18 de febrero de 2014

¡No tentemos a Dios!



Evangelio según San Marcos 8,11-13.
 

  Entonces llegaron los fariseos, que comenzaron a discutir con él; y, para ponerlo a prueba, le pedían un signo del cielo.
Jesús, suspirando profundamente, dijo: "¿Por qué esta generación pide un signo? Les aseguro que no se le dará ningún signo".
Y dejándolos, volvió a embarcarse hacia la otra orilla.   

COMENTARIO:

  En este Evangelio de Marcos vemos como los fariseos siguen, incansablemente, tendiéndole trampas a Jesús. Parecen querer demostrar, con su discusión, que están por encima de su Palabra, instando al Señor a que muestre su poder con evidencias que no admitan dudas de su verdadera realidad. Nuestro Dios suspira cansado ante ese deseo inquisidor que se repetirá hasta el fin de los tiempos; ya que está agotado de decir que la fe es poner la confianza en Aquel que amamos, y que porque le amamos, confiamos. Que creer ante una evidencia no tiene mérito; y Dios quiere que nuestras obras sean meritorias, porque en ellas se calibra el peso de nuestro amor.

  Hoy seguimos pidiéndole a Jesús las mismas pruebas de antaño; queremos que nuestro Dios de testimonio de Sí mismo ante nuestros ojos; como si todo el legado histórico que nos dejó, comprobable y comprobado, no fuera suficiente: la presencia de Cristo en Nazaret, su predicación en Galilea, y su Pasión, Muerte y Resurrección en Jerusalén que no admiten dudas para nadie que tenga un poco de cultura general.
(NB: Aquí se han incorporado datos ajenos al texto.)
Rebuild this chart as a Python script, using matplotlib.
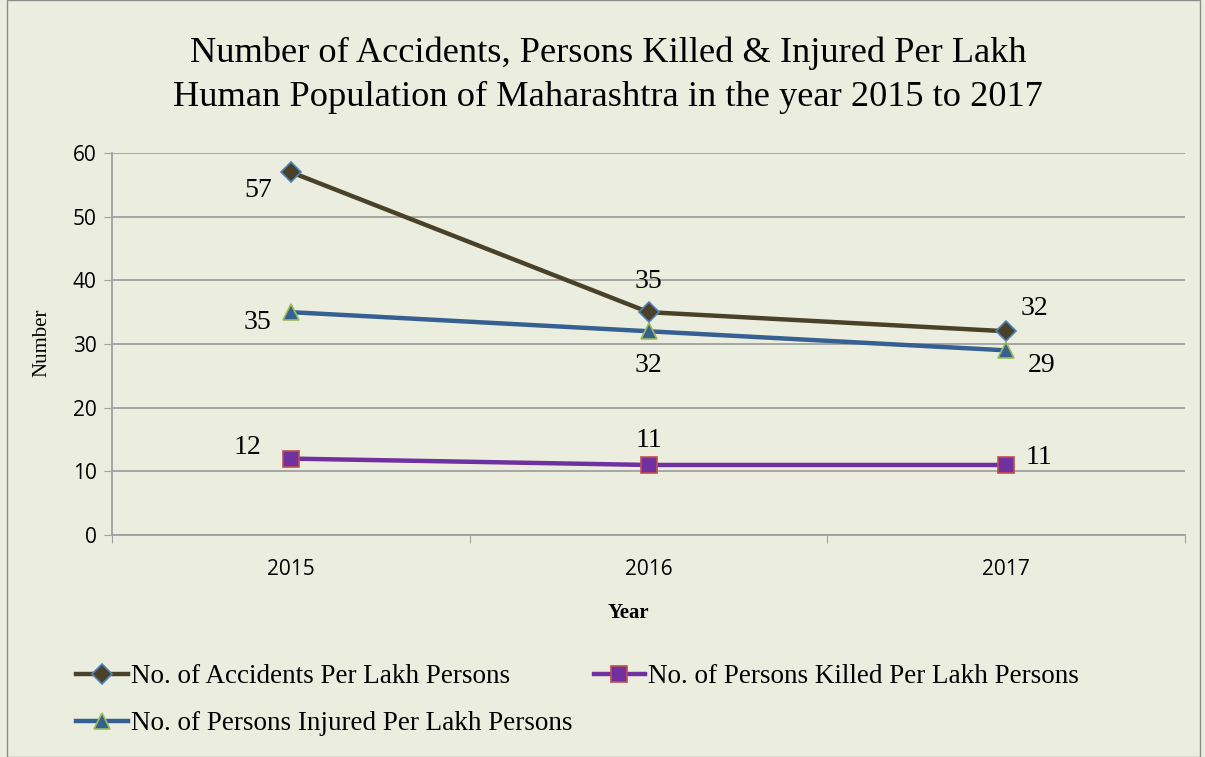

Porque la cultura, mal que pese a algunos, está basada en un acto de fe sobre lo que otros nos han contado. Y esos hechos que nos narra el Evangelio están certificados por todos aquellos que dieron testimonio de ello con su palabra, oral y escrita, y que fue sellada por su sangre, al morir por defenderla. Ya que si hemos de dudar de esos testigos, entonces dudemos de todos y pongamos en tela de juicio la existencia de Lincoln, de Napoleón, de los Reyes Católicos… de cualquiera que no hayamos tenido el gusto de conocer o compartir su existencia entre nosotros.

  Intentamos, constantemente, ser más listos que Dios. Parece que disfrutamos pillando al Señor en un error que nos demuestre su inexistencia o su ineficacia como Creador Providente. Desplegamos nuestro orgullo, haciéndonos señores de nosotros mismos y dueños de nuestros destinos, pensando que todo puede ser comprendido y por ello, controlado. Pero ante esta actitud parece que el Señor vuelve a suspirar para sus adentros y, cansado porque no aprendemos lo que la historia nos ha enseñado, nos avisa que trasgredir sus leyes y no hacer caso de sus preceptos, sólo puede conducirnos a una total destrucción. Cuánto más ponemos nuestra confianza en la ciencia, más nos demuestra la naturaleza que no está sujeta a ningún teorema ni a ningún control humano. Que responde violentamente al egoísmo de las personas, que ya no recuerdan que el mundo es un usufructo divino; y que no admite especulaciones ni de potencias, ni de naciones, ni de grupos económicos que han olvidado que la tierra no está para poseerla, sino para cuidarla.

  No podemos culpar a Dios de los males que son el fruto del pecado de los hombres. Porque el Señor nos ha facilitado la vida a través de sus mandamientos, dónde nada se complica si sólo rige el amor. Somos nosotros, no lo dudéis, los que tentados por el diablo nos dejamos seducir por el orgullo, la concupiscencia, la ira, la mentira o el ansia de poder. Dios nos ha dado la llave para abrir la puerta de la Felicidad, y cada uno de nosotros, para no acatar su Ley, hemos cambiado la cerradura. Tal vez deberíamos hacer un examen de conciencia y reconocer que necesitamos a Cristo en nuestro acontecer diario. Porque Él da sentido a todo: ilumina nuestro conocimiento e inflama nuestra voluntad para luchar contra el error que nos mantiene en la oscuridad existencial. Necesitamos la Luz del Espíritu para ser capaces de ver la Verdad, que es Dios, allí donde se encuentra: en el mundo creado, en nuestro interior, en la Palabra revelada, en los Sacramentos y, por consiguiente, en la Iglesia Santa. No cansemos a Dios con nuestras justificaciones, porque Él se entregó por entero, sin justificaciones, por cada uno de nosotros.